-- BEGIN EXERCISE MATERIAL --
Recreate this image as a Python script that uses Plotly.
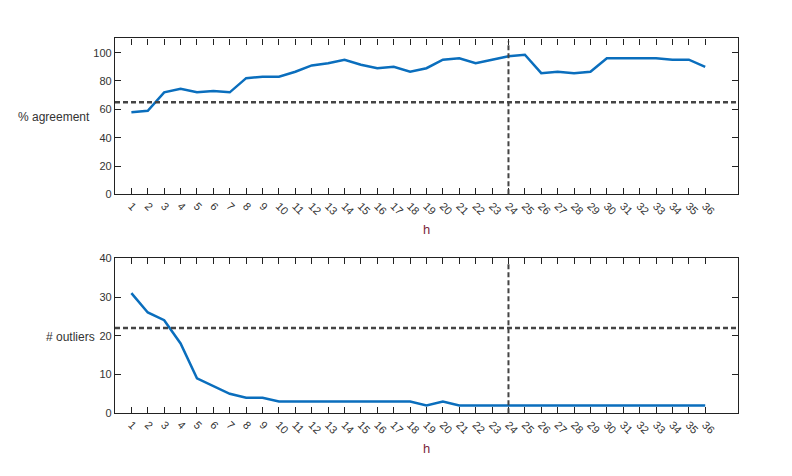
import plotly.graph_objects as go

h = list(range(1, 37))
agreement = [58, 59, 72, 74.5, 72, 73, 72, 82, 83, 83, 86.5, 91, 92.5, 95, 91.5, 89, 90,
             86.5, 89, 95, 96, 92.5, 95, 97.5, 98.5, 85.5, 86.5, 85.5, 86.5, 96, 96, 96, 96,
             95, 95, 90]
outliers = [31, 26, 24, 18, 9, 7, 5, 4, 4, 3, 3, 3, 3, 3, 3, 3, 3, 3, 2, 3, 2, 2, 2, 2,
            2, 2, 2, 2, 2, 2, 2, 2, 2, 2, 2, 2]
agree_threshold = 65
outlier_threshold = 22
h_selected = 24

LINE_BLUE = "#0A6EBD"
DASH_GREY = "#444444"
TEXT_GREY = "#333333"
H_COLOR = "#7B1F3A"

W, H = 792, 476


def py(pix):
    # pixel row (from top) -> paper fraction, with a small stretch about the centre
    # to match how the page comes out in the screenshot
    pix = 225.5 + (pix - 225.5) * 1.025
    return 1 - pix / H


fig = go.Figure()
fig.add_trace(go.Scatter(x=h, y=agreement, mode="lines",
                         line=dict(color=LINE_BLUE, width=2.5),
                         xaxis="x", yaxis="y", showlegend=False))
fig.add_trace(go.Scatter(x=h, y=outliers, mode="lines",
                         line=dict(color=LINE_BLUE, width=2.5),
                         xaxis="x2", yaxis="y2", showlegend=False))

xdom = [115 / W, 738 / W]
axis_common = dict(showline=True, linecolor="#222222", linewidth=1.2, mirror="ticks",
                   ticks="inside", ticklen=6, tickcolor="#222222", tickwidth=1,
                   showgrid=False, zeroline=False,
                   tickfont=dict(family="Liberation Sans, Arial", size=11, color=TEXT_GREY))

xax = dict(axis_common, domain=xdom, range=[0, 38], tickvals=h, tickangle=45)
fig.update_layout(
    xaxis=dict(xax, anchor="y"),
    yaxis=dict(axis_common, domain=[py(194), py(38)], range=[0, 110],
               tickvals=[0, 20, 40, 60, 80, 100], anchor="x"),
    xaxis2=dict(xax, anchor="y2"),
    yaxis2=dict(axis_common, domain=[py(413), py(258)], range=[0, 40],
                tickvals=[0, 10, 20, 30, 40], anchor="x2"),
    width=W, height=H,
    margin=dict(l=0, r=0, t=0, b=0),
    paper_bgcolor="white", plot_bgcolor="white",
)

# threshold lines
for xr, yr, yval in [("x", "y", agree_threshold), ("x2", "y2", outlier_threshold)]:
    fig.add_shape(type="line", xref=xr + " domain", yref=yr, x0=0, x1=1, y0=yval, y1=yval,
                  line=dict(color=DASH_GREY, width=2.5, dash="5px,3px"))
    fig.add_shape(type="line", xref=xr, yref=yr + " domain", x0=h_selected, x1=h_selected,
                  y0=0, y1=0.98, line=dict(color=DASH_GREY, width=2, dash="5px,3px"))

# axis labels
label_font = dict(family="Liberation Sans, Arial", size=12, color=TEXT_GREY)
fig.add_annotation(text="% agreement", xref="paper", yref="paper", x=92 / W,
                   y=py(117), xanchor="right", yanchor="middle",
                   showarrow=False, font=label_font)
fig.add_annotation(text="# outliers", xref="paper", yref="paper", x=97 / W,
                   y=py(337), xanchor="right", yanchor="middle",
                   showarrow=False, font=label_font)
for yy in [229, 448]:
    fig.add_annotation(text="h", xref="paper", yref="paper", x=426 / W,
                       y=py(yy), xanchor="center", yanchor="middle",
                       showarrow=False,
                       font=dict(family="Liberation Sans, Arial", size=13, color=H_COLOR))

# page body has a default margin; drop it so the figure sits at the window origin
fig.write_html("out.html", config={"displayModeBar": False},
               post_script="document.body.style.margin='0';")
-- END EXERCISE MATERIAL --
-- BEGIN EXERCISE MATERIAL --
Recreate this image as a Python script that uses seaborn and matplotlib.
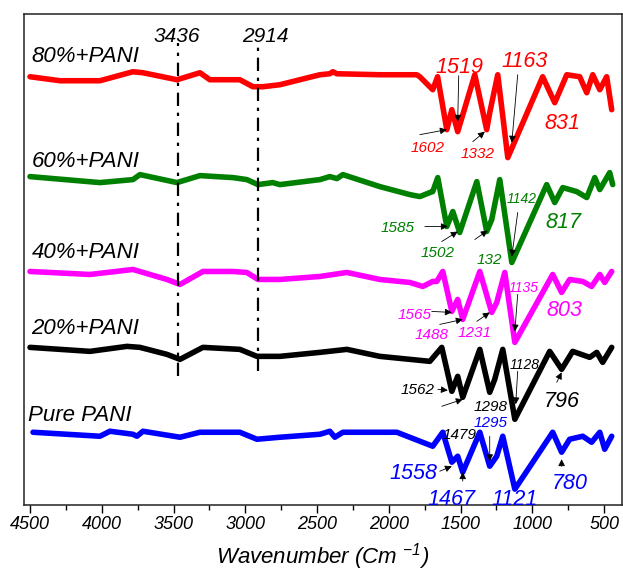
-- END EXERCISE MATERIAL --
-- BEGIN EXERCISE MATERIAL --
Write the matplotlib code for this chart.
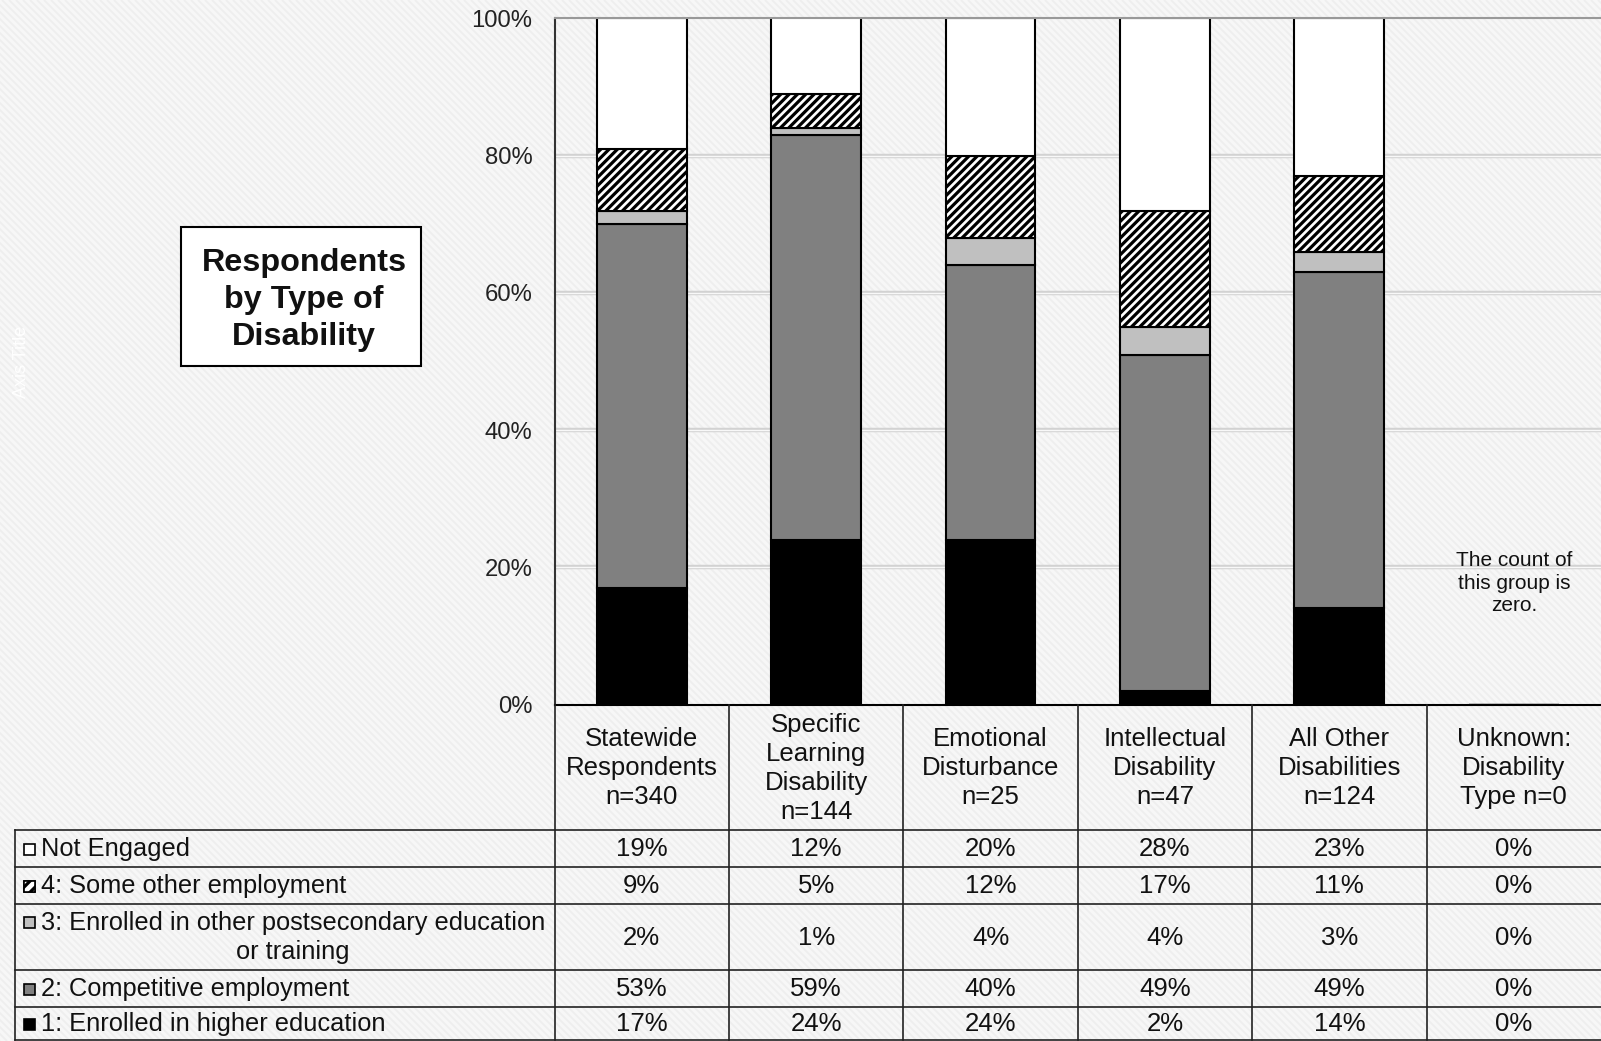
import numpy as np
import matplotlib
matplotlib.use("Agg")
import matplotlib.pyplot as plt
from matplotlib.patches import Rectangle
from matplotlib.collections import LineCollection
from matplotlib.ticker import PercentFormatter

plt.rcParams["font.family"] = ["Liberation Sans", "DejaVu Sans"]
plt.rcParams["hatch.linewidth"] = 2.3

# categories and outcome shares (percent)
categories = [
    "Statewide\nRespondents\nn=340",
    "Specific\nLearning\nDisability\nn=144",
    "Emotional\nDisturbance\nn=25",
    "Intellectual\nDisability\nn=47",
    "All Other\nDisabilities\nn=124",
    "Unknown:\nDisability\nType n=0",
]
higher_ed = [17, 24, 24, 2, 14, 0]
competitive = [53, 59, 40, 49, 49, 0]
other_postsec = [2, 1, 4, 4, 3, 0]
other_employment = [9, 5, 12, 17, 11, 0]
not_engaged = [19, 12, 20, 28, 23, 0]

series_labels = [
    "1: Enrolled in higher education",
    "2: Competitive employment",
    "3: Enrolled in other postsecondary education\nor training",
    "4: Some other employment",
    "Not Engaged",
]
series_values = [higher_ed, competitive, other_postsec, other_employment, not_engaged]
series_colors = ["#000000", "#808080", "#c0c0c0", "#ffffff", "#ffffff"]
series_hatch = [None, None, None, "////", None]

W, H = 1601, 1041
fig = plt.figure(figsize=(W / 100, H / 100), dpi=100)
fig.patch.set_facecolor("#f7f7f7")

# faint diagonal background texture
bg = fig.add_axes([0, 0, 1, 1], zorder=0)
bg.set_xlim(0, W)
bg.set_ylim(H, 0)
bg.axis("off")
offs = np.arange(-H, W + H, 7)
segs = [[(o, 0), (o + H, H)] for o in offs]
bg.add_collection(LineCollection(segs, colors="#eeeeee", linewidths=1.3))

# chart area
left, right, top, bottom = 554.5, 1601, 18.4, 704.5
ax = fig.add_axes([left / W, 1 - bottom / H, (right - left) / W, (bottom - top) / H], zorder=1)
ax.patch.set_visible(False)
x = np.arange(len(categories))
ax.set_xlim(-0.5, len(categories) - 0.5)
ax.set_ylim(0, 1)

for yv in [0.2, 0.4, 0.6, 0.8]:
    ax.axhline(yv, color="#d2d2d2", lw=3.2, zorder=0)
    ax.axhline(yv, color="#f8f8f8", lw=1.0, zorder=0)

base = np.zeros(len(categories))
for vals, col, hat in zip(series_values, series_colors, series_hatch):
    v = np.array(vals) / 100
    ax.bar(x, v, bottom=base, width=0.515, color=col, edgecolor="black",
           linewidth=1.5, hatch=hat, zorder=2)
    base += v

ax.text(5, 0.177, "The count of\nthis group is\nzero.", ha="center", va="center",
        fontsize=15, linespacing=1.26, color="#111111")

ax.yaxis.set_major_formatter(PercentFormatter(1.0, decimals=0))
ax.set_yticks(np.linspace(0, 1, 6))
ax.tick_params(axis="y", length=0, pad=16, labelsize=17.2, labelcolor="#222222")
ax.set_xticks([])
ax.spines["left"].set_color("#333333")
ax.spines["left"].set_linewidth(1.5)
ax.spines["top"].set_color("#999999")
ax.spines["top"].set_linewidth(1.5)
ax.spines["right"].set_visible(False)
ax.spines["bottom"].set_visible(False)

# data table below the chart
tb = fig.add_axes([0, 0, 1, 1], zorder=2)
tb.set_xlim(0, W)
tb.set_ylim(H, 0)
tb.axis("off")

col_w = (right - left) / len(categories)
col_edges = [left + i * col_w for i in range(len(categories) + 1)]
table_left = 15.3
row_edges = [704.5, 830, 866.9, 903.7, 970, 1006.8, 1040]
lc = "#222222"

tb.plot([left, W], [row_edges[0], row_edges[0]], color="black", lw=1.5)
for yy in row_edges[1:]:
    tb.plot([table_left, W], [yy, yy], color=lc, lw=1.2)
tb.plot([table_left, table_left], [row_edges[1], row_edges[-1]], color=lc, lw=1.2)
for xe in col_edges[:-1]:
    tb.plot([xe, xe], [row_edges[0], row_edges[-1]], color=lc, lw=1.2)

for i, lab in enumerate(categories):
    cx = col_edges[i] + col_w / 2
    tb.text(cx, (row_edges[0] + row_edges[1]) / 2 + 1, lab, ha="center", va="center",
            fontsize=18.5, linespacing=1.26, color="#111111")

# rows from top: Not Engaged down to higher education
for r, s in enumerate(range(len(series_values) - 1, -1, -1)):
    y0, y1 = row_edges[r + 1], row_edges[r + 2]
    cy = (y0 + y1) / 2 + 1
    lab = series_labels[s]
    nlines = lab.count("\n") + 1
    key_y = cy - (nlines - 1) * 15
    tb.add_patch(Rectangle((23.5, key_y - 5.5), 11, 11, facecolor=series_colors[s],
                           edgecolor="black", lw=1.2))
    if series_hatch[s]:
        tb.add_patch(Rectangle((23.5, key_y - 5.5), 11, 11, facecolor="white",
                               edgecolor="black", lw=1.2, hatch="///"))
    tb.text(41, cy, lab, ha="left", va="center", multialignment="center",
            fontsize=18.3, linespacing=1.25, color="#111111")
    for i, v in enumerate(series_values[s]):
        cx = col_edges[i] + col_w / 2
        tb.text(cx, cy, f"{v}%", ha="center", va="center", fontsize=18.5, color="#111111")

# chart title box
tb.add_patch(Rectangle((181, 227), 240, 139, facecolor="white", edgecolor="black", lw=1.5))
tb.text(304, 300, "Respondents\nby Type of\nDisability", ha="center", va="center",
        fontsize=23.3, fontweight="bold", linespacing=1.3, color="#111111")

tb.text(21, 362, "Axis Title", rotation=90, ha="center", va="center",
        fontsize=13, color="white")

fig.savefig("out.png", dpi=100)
-- END EXERCISE MATERIAL --
■ AIM OF THE TASK:
Begin at the line containing "Recreate this image as a Python script that uses Plotly.", end at the line containing "return 1 - pix / H", and copy those lines word for word, both included. Skip pictures.

■ RESULT OF THIS EXERCISE:
Recreate this image as a Python script that uses Plotly.
import plotly.graph_objects as go

h = list(range(1, 37))
agreement = [58, 59, 72, 74.5, 72, 73, 72, 82, 83, 83, 86.5, 91, 92.5, 95, 91.5, 89, 90,
             86.5, 89, 95, 96, 92.5, 95, 97.5, 98.5, 85.5, 86.5, 85.5, 86.5, 96, 96, 96, 96,
             95, 95, 90]
outliers = [31, 26, 24, 18, 9, 7, 5, 4, 4, 3, 3, 3, 3, 3, 3, 3, 3, 3, 2, 3, 2, 2, 2, 2,
            2, 2, 2, 2, 2, 2, 2, 2, 2, 2, 2, 2]
agree_threshold = 65
outlier_threshold = 22
h_selected = 24

LINE_BLUE = "#0A6EBD"
DASH_GREY = "#444444"
TEXT_GREY = "#333333"
H_COLOR = "#7B1F3A"

W, H = 792, 476


def py(pix):
    # pixel row (from top) -> paper fraction, with a small stretch about the centre
    # to match how the page comes out in the screenshot
    pix = 225.5 + (pix - 225.5) * 1.025
    return 1 - pix / H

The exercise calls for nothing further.